Unfortunately, less than 24 hours later, this hope would be completely and utterly shattered, as reality returned and China's health authorities reported 15,152 new confirmed cases of the novel
This should of sent the markets lower, but in this upside down world that we live in, in which the markets can seemingly only go up, the markets shrugged off this spike in new deaths and cases, moving once again to new highs.
(Chart via google charts)
This massive 15,000 increase in new cases is apparently largely to do with revisions by the Chinese health authorities, in which they changed their guidelines in regards to the coronavirus , Shine.cn reports;
The diagnosis criteria revision, which only applies to Hubei, was made to give clinically diagnosed patients in the province timely and standard treatment to further improve the recovery rate, according to the NHC."
However, this just confirms many peoples suspicions that the numbers coming out of China are largely being downplayed, whether maliciously, or simply due to the fact that they are overburdened by this crisis, due to just how large scale that it truly is, overwhelming their medical infrastructure in the process.
The coronavirus is often compared to the last major outbreak, SARS, which at the time had huge ramifications for the markets, causing a major correction as fear spread across the globe.
The coronavirus , with these latest figures taken into account, now surpasses the SARS outbreak by leaps and bounds, both in the spread at which it is spreading and the raw number of cases.
Already the SARS outbreak would of been in decline, slowly down in its spread, however, the coronavirus shows no signs of doing so with these latest figures taken into account.
(Chart source, worldometers.info)
Still, the markets continue to whistle a happy tune, comfortable in the fact that the Federal Reserve and others central banksters around the globe will throw oodles of money at the problem, if the need does arise.
In fact, Fed Chairman Powell stated just this week, that they would intervene in the next recession, combating it aggressively with additional quantitative easing.
The problem is, is that interest rates are already at laughably low levels, standing at just 1.5%, while prior to the 2008 crisis, rates stood at over 5%.
There simply is not much room to cut, meaning that the Fed will need to rev the printing presses up to full capacity, throwing money at the markets and ballooning their already bloated balance sheet.
(Charts via goldprice.org)
The only market that seems to have any sense of sanity are precious metals, which continue to hold strong and move incrementally higher as the threat of the coronavirus spreads and some smart money seeks the protection of safe haven assets.
Already, companies that rely on China for many of their parts in manufacturing and products that they sell are reporting issues due to the impact that the coronavirus is having on that country, which continues to suffer under heavy quarantine conditions, bringing their economy to a standstill.
Additionally, if the virus continues to spread to other countries in a meaningful way, people are going to become fearful, limiting travel and trips out to only what is required.
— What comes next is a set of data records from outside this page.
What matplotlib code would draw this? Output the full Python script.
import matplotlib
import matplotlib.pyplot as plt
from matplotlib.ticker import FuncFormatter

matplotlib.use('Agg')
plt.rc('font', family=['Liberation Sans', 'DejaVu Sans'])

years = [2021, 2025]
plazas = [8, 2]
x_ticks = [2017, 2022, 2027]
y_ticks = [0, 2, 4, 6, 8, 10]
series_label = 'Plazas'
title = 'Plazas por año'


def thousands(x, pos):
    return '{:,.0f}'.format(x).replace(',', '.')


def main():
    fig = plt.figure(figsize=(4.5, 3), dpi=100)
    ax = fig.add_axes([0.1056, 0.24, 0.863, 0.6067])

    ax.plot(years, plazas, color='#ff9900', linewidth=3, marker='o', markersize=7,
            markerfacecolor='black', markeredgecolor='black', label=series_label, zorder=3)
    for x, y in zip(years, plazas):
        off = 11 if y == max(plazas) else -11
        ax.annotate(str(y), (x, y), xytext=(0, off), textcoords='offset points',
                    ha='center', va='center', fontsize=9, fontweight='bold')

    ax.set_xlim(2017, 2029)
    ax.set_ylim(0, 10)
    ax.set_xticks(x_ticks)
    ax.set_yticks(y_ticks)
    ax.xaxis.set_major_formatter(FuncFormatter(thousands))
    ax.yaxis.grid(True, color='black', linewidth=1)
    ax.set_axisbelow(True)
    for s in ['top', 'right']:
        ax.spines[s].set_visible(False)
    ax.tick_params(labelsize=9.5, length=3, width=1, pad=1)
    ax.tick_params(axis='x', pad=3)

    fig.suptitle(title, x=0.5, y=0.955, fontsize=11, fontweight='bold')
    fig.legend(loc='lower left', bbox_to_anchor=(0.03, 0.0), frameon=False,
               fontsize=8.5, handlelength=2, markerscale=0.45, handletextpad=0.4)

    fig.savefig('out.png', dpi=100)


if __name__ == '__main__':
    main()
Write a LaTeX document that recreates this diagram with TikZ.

Exasperating the economic problem even further.
This is going to have a rippling effect, that I believe is not yet being priced into the markets, of which is very likely going have its day of reckoning very soon, as more and more major companies begin to report the impacts that these supply restraints are having on their bottom line.
Expect a major correction in the near future if this virus is not swiftly brought to an end in the coming weeks, expect gold bullion to continue to move higher, expect volatility.